> Exercise objective
Reproduce the material word for word; the images stay out.

--- START Given material ---

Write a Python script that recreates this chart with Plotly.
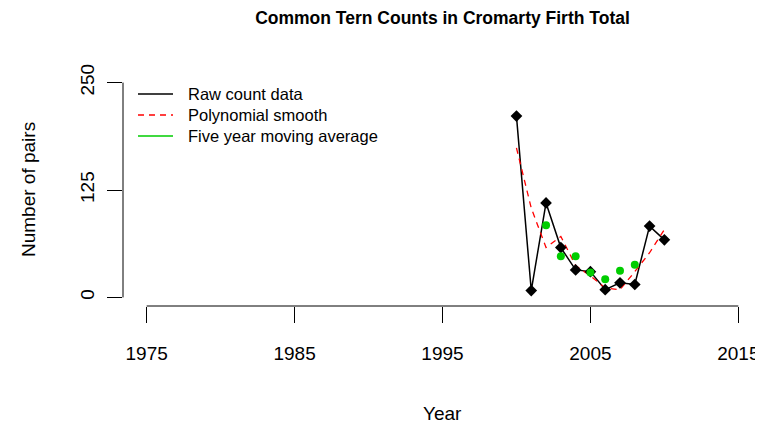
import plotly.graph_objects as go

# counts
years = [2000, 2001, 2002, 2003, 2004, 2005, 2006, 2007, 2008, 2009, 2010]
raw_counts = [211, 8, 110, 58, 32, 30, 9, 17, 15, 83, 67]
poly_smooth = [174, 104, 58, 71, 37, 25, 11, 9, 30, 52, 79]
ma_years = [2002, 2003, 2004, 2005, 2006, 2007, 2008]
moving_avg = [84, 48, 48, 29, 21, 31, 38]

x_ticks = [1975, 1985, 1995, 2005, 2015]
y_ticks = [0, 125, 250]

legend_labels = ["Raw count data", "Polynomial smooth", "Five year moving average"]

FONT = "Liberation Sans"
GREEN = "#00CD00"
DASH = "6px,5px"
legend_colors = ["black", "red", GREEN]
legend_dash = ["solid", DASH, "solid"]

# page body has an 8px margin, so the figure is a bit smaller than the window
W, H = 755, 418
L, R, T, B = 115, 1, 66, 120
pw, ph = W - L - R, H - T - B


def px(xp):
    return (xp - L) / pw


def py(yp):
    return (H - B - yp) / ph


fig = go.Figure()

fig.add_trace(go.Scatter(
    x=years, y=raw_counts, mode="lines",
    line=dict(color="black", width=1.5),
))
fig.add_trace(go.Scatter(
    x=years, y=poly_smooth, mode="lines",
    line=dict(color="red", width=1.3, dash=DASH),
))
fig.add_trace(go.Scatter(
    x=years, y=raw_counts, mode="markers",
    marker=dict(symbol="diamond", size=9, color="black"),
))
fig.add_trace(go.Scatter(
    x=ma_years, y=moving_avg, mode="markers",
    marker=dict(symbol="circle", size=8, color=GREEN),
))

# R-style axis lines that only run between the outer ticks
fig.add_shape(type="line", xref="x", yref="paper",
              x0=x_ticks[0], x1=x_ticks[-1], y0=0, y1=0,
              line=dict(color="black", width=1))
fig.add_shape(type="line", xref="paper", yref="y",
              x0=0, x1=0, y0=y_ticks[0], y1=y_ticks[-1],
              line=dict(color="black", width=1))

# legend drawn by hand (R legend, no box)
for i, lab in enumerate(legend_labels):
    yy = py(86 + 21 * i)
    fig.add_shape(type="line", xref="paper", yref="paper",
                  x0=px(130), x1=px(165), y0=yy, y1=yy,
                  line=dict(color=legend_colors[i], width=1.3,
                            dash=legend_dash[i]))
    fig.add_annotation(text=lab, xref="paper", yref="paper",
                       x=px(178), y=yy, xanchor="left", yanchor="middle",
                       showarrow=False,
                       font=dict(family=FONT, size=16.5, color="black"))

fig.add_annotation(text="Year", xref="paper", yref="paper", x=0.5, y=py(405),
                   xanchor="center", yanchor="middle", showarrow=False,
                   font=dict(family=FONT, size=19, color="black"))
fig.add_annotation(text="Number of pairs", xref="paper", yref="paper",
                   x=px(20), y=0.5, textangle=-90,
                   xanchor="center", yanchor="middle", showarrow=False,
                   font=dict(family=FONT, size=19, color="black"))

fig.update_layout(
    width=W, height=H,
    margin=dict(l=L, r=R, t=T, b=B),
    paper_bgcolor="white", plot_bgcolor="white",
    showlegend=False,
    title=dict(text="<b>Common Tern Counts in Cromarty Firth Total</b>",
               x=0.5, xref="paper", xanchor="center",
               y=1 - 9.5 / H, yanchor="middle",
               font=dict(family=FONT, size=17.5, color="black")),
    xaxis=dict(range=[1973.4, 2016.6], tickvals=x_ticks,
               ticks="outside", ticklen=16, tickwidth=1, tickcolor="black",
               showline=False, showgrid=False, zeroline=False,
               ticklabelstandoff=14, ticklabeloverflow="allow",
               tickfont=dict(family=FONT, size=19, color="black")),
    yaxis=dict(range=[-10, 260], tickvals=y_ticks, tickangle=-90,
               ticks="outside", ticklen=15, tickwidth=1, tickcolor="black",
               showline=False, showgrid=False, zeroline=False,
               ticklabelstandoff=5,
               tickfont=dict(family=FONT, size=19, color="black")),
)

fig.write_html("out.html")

--- END Given material ---

> Solution to the exercise
Write a Python script that recreates this chart with Plotly.
import plotly.graph_objects as go

# counts
years = [2000, 2001, 2002, 2003, 2004, 2005, 2006, 2007, 2008, 2009, 2010]
raw_counts = [211, 8, 110, 58, 32, 30, 9, 17, 15, 83, 67]
poly_smooth = [174, 104, 58, 71, 37, 25, 11, 9, 30, 52, 79]
ma_years = [2002, 2003, 2004, 2005, 2006, 2007, 2008]
moving_avg = [84, 48, 48, 29, 21, 31, 38]

x_ticks = [1975, 1985, 1995, 2005, 2015]
y_ticks = [0, 125, 250]

legend_labels = ["Raw count data", "Polynomial smooth", "Five year moving average"]

FONT = "Liberation Sans"
GREEN = "#00CD00"
DASH = "6px,5px"
legend_colors = ["black", "red", GREEN]
legend_dash = ["solid", DASH, "solid"]

# page body has an 8px margin, so the figure is a bit smaller than the window
W, H = 755, 418
L, R, T, B = 115, 1, 66, 120
pw, ph = W - L - R, H - T - B


def px(xp):
    return (xp - L) / pw


def py(yp):
    return (H - B - yp) / ph


fig = go.Figure()

fig.add_trace(go.Scatter(
    x=years, y=raw_counts, mode="lines",
    line=dict(color="black", width=1.5),
))
fig.add_trace(go.Scatter(
    x=years, y=poly_smooth, mode="lines",
    line=dict(color="red", width=1.3, dash=DASH),
))
fig.add_trace(go.Scatter(
    x=years, y=raw_counts, mode="markers",
    marker=dict(symbol="diamond", size=9, color="black"),
))
fig.add_trace(go.Scatter(
    x=ma_years, y=moving_avg, mode="markers",
    marker=dict(symbol="circle", size=8, color=GREEN),
))

# R-style axis lines that only run between the outer ticks
fig.add_shape(type="line", xref="x", yref="paper",
              x0=x_ticks[0], x1=x_ticks[-1], y0=0, y1=0,
              line=dict(color="black", width=1))
fig.add_shape(type="line", xref="paper", yref="y",
              x0=0, x1=0, y0=y_ticks[0], y1=y_ticks[-1],
              line=dict(color="black", width=1))

# legend drawn by hand (R legend, no box)
for i, lab in enumerate(legend_labels):
    yy = py(86 + 21 * i)
    fig.add_shape(type="line", xref="paper", yref="paper",
                  x0=px(130), x1=px(165), y0=yy, y1=yy,
                  line=dict(color=legend_colors[i], width=1.3,
                            dash=legend_dash[i]))
    fig.add_annotation(text=lab, xref="paper", yref="paper",
                       x=px(178), y=yy, xanchor="left", yanchor="middle",
                       showarrow=False,
                       font=dict(family=FONT, size=16.5, color="black"))

fig.add_annotation(text="Year", xref="paper", yref="paper", x=0.5, y=py(405),
                   xanchor="center", yanchor="middle", showarrow=False,
                   font=dict(family=FONT, size=19, color="black"))
fig.add_annotation(text="Number of pairs", xref="paper", yref="paper",
                   x=px(20), y=0.5, textangle=-90,
                   xanchor="center", yanchor="middle", showarrow=False,
                   font=dict(family=FONT, size=19, color="black"))

fig.update_layout(
    width=W, height=H,
    margin=dict(l=L, r=R, t=T, b=B),
    paper_bgcolor="white", plot_bgcolor="white",
    showlegend=False,
    title=dict(text="<b>Common Tern Counts in Cromarty Firth Total</b>",
               x=0.5, xref="paper", xanchor="center",
               y=1 - 9.5 / H, yanchor="middle",
               font=dict(family=FONT, size=17.5, color="black")),
    xaxis=dict(range=[1973.4, 2016.6], tickvals=x_ticks,
               ticks="outside", ticklen=16, tickwidth=1, tickcolor="black",
               showline=False, showgrid=False, zeroline=False,
               ticklabelstandoff=14, ticklabeloverflow="allow",
               tickfont=dict(family=FONT, size=19, color="black")),
    yaxis=dict(range=[-10, 260], tickvals=y_ticks, tickangle=-90,
               ticks="outside", ticklen=15, tickwidth=1, tickcolor="black",
               showline=False, showgrid=False, zeroline=False,
               ticklabelstandoff=5,
               tickfont=dict(family=FONT, size=19, color="black")),
)

fig.write_html("out.html")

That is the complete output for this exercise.